Par son engagement social, sa sensibilité et sa rigueur intellectuelle,
Gilles Hénault a enrichi notre littérature d’une recherche
éthique et esthétique qui traduit sa volonté profonde de
renouvellement.
De son parcours littéraire, on a vu naître un nouveau langage,
celui de l’humour, de la raison et de l’imaginaire. Avec Gilles
Hénault, le vocabulaire se métamorphose et de nouveaux rapports
avec la culture, la nature et la société s’établissent.
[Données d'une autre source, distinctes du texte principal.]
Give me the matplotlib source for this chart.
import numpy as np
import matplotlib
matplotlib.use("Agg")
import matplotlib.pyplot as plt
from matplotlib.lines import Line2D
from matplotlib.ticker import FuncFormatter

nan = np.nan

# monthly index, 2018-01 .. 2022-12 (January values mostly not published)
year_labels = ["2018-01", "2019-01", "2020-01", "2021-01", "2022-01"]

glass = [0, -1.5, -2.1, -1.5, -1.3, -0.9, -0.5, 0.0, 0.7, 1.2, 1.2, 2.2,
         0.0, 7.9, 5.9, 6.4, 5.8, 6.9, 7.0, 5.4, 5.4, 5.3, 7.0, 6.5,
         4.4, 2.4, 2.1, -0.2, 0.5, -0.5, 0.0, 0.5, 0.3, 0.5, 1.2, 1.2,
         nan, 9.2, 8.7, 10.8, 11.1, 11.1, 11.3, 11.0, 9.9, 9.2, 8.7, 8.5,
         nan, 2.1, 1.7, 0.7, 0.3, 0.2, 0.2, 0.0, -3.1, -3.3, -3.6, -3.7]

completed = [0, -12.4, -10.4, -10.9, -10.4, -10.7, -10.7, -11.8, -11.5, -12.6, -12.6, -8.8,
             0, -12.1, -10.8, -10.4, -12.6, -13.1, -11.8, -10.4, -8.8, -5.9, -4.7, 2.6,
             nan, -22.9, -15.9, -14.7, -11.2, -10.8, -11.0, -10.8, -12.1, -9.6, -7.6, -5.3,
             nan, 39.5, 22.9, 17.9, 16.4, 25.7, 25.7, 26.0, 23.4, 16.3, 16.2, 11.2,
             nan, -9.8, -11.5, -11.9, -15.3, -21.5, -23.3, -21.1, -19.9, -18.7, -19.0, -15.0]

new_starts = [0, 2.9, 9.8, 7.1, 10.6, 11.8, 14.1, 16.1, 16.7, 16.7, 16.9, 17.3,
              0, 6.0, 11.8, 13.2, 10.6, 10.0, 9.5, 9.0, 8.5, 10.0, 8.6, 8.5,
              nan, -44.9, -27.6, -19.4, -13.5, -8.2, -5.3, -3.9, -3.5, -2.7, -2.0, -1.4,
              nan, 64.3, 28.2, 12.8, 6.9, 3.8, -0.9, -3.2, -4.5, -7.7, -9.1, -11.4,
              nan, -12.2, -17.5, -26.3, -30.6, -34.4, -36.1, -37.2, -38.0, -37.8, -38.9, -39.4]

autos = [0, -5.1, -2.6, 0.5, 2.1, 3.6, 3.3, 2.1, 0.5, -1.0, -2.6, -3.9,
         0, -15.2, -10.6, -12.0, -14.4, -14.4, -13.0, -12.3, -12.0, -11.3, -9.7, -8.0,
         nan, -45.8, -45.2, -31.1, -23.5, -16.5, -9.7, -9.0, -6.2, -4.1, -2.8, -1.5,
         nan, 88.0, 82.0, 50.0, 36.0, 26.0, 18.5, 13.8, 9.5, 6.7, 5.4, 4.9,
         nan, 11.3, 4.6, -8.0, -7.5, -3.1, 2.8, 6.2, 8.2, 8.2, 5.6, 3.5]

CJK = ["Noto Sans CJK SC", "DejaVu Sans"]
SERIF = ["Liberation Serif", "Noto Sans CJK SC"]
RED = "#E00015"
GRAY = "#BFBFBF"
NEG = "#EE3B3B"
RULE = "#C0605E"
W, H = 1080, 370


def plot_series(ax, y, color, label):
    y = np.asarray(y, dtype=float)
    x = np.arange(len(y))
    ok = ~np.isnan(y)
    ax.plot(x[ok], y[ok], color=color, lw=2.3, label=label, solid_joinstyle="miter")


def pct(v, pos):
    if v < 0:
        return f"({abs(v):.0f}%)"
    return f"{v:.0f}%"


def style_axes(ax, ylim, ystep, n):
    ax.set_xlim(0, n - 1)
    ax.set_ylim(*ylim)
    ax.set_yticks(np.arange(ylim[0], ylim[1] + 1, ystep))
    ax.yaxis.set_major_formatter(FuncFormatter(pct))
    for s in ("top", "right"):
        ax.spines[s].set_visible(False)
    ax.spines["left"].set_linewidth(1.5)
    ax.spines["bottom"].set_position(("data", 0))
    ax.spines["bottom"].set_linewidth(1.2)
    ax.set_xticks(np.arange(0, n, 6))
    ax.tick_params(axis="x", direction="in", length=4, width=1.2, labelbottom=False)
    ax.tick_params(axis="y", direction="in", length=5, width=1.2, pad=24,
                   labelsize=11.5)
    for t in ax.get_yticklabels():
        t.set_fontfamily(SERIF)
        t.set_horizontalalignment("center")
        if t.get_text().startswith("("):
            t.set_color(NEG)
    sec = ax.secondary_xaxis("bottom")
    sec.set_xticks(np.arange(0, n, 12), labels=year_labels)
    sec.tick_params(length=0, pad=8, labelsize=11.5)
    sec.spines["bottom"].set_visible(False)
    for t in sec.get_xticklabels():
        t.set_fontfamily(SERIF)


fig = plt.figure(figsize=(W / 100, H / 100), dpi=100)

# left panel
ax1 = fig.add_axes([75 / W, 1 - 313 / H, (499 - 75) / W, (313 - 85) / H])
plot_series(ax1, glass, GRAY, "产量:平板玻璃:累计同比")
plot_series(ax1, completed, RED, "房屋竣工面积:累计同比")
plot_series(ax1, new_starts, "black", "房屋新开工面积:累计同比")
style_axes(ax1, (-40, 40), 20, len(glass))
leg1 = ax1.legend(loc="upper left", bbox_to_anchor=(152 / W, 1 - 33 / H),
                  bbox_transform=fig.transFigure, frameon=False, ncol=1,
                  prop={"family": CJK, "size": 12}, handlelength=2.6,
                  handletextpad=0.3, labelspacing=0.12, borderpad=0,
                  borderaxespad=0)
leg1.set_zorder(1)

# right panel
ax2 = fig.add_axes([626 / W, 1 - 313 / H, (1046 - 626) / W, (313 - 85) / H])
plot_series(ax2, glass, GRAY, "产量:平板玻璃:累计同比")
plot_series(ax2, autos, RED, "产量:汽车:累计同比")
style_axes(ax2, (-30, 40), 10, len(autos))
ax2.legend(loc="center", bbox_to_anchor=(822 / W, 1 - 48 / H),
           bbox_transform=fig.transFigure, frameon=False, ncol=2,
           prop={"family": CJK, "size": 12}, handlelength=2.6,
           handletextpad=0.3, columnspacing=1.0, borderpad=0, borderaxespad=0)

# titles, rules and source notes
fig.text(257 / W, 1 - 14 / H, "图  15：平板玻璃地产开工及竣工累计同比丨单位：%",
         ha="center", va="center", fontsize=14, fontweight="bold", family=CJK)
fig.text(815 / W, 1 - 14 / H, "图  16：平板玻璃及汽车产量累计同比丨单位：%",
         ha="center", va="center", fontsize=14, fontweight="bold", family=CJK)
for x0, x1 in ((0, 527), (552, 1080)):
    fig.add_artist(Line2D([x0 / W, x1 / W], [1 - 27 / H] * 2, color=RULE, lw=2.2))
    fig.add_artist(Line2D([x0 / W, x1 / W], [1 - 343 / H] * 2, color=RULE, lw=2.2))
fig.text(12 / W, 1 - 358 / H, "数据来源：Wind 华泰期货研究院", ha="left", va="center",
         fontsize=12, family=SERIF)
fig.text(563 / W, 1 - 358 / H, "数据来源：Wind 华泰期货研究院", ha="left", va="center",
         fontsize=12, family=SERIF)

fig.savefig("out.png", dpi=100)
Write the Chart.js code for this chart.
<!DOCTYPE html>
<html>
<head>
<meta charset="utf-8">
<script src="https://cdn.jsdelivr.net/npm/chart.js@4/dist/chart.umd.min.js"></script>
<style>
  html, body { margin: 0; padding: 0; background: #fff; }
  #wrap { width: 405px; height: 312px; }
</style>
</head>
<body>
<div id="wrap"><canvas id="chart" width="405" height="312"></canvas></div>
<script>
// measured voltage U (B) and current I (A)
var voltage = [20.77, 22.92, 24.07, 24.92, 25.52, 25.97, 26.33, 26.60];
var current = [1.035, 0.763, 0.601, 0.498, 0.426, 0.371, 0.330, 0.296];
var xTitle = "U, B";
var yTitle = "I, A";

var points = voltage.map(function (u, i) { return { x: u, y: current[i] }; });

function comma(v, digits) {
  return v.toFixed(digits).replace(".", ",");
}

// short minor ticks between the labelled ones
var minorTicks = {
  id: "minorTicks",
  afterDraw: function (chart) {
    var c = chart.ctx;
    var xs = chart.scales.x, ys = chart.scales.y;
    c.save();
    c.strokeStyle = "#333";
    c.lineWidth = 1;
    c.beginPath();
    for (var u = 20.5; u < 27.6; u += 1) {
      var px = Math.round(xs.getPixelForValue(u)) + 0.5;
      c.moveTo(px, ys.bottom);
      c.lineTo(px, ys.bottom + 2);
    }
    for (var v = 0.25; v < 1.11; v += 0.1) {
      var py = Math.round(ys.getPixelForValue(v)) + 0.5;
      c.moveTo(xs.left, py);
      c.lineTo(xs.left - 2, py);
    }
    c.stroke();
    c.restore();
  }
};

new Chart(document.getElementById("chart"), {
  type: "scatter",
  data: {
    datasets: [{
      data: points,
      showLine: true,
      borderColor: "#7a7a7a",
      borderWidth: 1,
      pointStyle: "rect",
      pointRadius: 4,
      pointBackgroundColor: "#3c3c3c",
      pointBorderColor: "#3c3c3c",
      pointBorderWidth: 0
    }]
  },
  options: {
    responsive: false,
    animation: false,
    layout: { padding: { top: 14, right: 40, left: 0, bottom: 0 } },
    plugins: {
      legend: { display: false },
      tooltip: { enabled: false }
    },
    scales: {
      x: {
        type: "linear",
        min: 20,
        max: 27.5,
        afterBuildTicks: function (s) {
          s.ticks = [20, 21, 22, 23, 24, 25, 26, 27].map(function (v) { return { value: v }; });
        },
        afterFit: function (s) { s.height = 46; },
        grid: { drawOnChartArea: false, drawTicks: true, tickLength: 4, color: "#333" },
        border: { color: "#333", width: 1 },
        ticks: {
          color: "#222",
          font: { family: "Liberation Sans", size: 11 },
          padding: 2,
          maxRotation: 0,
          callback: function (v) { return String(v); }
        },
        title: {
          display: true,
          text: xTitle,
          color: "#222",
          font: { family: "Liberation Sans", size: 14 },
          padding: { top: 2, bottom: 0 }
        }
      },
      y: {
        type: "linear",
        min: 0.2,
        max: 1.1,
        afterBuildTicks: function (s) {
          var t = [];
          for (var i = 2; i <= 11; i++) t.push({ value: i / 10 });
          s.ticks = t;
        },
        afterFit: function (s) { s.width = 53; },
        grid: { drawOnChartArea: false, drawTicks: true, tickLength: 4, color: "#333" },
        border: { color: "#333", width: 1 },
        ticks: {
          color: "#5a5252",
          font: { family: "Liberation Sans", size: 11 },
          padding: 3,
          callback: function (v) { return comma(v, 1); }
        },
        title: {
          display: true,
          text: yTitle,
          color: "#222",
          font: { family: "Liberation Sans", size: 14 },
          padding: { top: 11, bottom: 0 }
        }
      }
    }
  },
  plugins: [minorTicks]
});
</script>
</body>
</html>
Signaux pour les voyants (1972), une rétrospective de ses poèmes
de 1941 à 1962, donne la mesure de cette exploration audacieuse du langage
poétique. Ces poèmes et ceux que contiennent les deux recueils
publiés plus tard, À l’inconnue nue (1984) et À
l’écoute de l’Écoumène (1991), font une
part égale à l’imaginaire et à la réflexion,
au rêve et à la réalité.
L’œuvre de Gilles Hénault porte en elle les préoccupations
de notre temps. Inspirée d’abord par les surréalistes, qui
l’atteignaient par leur volonté de changement et par les nouvelles
images et associations de mots qu’ils proposaient, elle questionne, dénonce
l’exploitation et annonce le changement par la libération de la
parole. Et pour que cette parole justement puisse s’exprimer, Hénault
participe à la fondation de diverses revues : Les Cahiers de la file
indienne, d’abord, Liberté puis Possibles.
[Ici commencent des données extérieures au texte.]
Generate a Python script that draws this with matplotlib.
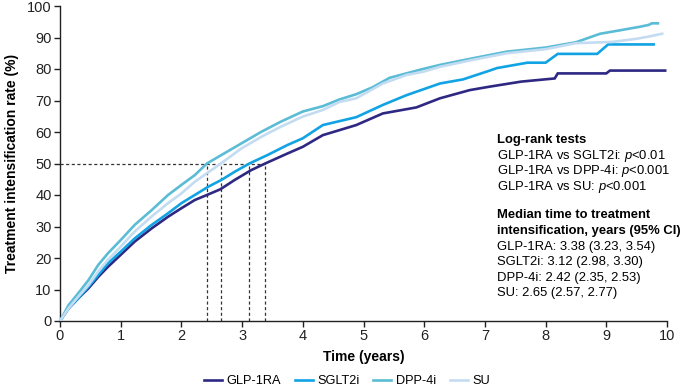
import matplotlib
matplotlib.use("Agg")
import matplotlib.pyplot as plt

plt.rcParams['font.family'] = ['Liberation Sans', 'DejaVu Sans']
plt.rcParams['mathtext.fontset'] = 'custom'
plt.rcParams['mathtext.rm'] = 'Liberation Sans'
plt.rcParams['mathtext.it'] = 'Liberation Sans:italic'

# ---- data ----
glp_t = [0, 0.14, 0.30, 0.47, 0.63, 0.79, 1.0, 1.23, 1.51, 1.78, 2.0, 2.22, 2.42, 2.64, 2.88, 3.15,
         3.38, 3.75, 4.0, 4.33, 4.88, 5.32, 5.87, 6.26, 6.75, 7.08, 7.6, 8.15, 8.2, 9.0, 9.06, 9.97]
glp_v = [0, 4, 7.2, 10.4, 14, 17.2, 21, 25.2, 29.4, 33.1, 35.8, 38.4, 40, 41.8, 44.8, 47.9,
         50, 53.2, 55.3, 59, 62.2, 65.9, 67.8, 70.7, 73.3, 74.4, 76, 77, 78.6, 78.6, 79.5, 79.5]

sglt_t = [0, 0.14, 0.30, 0.47, 0.63, 0.79, 1.0, 1.23, 1.51, 1.78, 2.0, 2.22, 2.44, 2.66, 2.88, 3.12,
          3.42, 3.75, 4.0, 4.33, 4.88, 5.32, 5.71, 6.26, 6.64, 7.08, 7.2, 7.7, 8.0, 8.2, 8.85, 9.03, 9.78]
sglt_v = [0, 4, 7.2, 10.9, 14.6, 18.3, 22, 26.2, 30.5, 34.2, 37.4, 40, 42.6, 44.8, 47.4, 50,
          52.7, 55.9, 58, 62.2, 64.7, 68.6, 71.7, 75.4, 76.7, 79.5, 80.3, 82, 82, 84.8, 84.8, 87.8, 87.8]

dpp_t = [0, 0.14, 0.30, 0.47, 0.63, 0.79, 1.0, 1.23, 1.51, 1.78, 2.0, 2.22, 2.42, 2.66, 2.99, 3.32,
         3.64, 4.0, 4.33, 4.6, 4.88, 5.15, 5.43, 5.98, 6.26, 6.8, 7.36, 8.0, 8.5, 8.9, 9.2, 9.55, 9.7, 9.75, 9.85]
dpp_v = [0, 5, 8.8, 13, 17.8, 21.5, 25.7, 30.5, 35.2, 40, 43.2, 46.3, 50, 52.7, 56.4, 60.1,
         63.3, 66.5, 68.2, 70.3, 72, 74.2, 77.2, 80, 81.3, 83.4, 85.5, 86.8, 88.5, 91.2, 92.2, 93.4, 94, 94.5, 94.5]

su_t = [0, 0.14, 0.30, 0.47, 0.63, 0.79, 1.0, 1.23, 1.51, 1.78, 2.0, 2.22, 2.65, 2.99, 3.32, 3.64,
        4.0, 4.33, 4.6, 4.88, 5.32, 5.71, 5.98, 6.26, 6.8, 7.36, 8.0, 8.5, 9.1, 9.5, 9.7, 9.92]
su_v = [0, 4, 7.7, 11.4, 15.7, 19.4, 23.6, 28.4, 33.2, 37.4, 40.5, 44.2, 50, 54.8, 58.5, 61.7,
        64.9, 67, 69.5, 70.7, 75.4, 78.1, 79.1, 80.7, 82.9, 85, 86.3, 88.2, 88.6, 89.6, 90.3, 91.2]

labels = ["GLP-1RA", "SGLT2i", "DPP-4i", "SU"]
colors = ["#2e2883", "#11a3e3", "#5bbcd6", "#c4dcf1"]
medians = [3.38, 3.12, 2.42, 2.65]

logrank_lines = ["GLP-1RA vs SGLT2i: $\\it{p}$<0.01",
                 "GLP-1RA vs DPP-4i: $\\it{p}$<0.001",
                 "GLP-1RA vs SU: $\\it{p}$<0.001"]
median_lines = ["GLP-1RA: 3.38 (3.23, 3.54)",
                "SGLT2i: 3.12 (2.98, 3.30)",
                "DPP-4i: 2.42 (2.35, 2.53)",
                "SU: 2.65 (2.57, 2.77)"]

# ---- figure ----
W, H = 685, 392
fig = plt.figure(figsize=(W / 100, H / 100), dpi=100)
ax = fig.add_axes([60 / W, 1 - 321 / H, 607 / W, 315 / H])

series = [(glp_t, glp_v), (sglt_t, sglt_v), (dpp_t, dpp_v), (su_t, su_v)]
order = [0, 1, 3, 2]
for i in order:
    t, v = series[i]
    ax.plot(t, v, color=colors[i], lw=1.9, label=labels[i], zorder=3 + i, solid_joinstyle='miter')

# median reference lines
ax.plot([0, max(medians)], [50, 50], color="#333333", lw=0.9, ls=(0, (2.5, 2)), zorder=2)
for m in medians:
    ax.plot([m, m], [0, 50], color="#333333", lw=0.9, ls=(0, (2.5, 2)), zorder=2)

ax.set_xlim(0, 10)
ax.set_ylim(0, 100)
ax.set_xticks(range(0, 11))
ax.set_yticks(range(0, 101, 10))
for s in ["top", "right"]:
    ax.spines[s].set_visible(False)
for s in ["left", "bottom"]:
    ax.spines[s].set_color("#222222")
    ax.spines[s].set_linewidth(1.0)
ax.tick_params(direction="out", length=4, width=1, colors="#222222", labelsize=10.5, pad=2)
ax.set_xlabel("Time (years)", fontsize=10, fontweight="bold", labelpad=5)
ax.set_ylabel("Treatment intensification rate (%)", fontsize=10, fontweight="bold", labelpad=6)

handles, labs = ax.get_legend_handles_labels()
hmap = dict(zip(labs, handles))
leg = fig.legend([hmap[l] for l in labels], labels, loc="center", bbox_to_anchor=(347 / W, 1 - 381 / H),
                 ncol=4, frameon=False, fontsize=9.2, handlelength=1.4, handletextpad=0.35,
                 columnspacing=1.1, borderpad=0.2)

# annotation text
x0 = 497 / W
fs = 9.4
fig.text(x0, 1 - 140 / H, "Log-rank tests", fontsize=fs, fontweight="bold", va="center", ha="left")
for k, s in enumerate(logrank_lines):
    fig.text(x0, 1 - (156 + 15.3 * k) / H, s, fontsize=fs, va="center", ha="left")
fig.text(x0, 1 - 215 / H, "Median time to treatment", fontsize=fs, fontweight="bold", va="center", ha="left")
fig.text(x0, 1 - 231 / H, "intensification, years (95% CI)", fontsize=fs, fontweight="bold", va="center", ha="left")
for k, s in enumerate(median_lines):
    fig.text(x0, 1 - (247 + 15.3 * k) / H, s, fontsize=fs, va="center", ha="left")

fig.savefig("out.png", dpi=100)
Gilles Hénault fait partie des intellectuels de la première
heure, intimement liés aux artistes de l’avant-garde et aux bouleversements
sociaux des années cinquante. Il aurait pu se limiter à défendre
ses idées par l’écriture, avec prudence, pour éviter
de froisser l’élite politico-cléricale de l’époque.
Il a choisi l’action, demeurant fidèle aux valeurs marxistes qu’il
endossait, un choix qui n’est pas sans lien avec ses origines modestes
où, très tôt, il fut confronté à l’injustice
sociale. C’est à l’intérieur d’organisations
syndicales que son engagement se concrétise. Mais son militantisme dérange
et Hénault doit s’exiler à Sudbury où, entre 1952
et 1956, il se met au service du syndicat des mineurs. À son retour au
Québec, il travaille à La Presse et au Devoir
; il est nommé plus tard directeur du Musée d’art contemporain.
Homme d’une grande discrétion, Gilles Hénault n’en
a pas moins marqué notre société en l’incitant à
explorer de nouvelles avenues par ses mots, ses paroles et ses actions.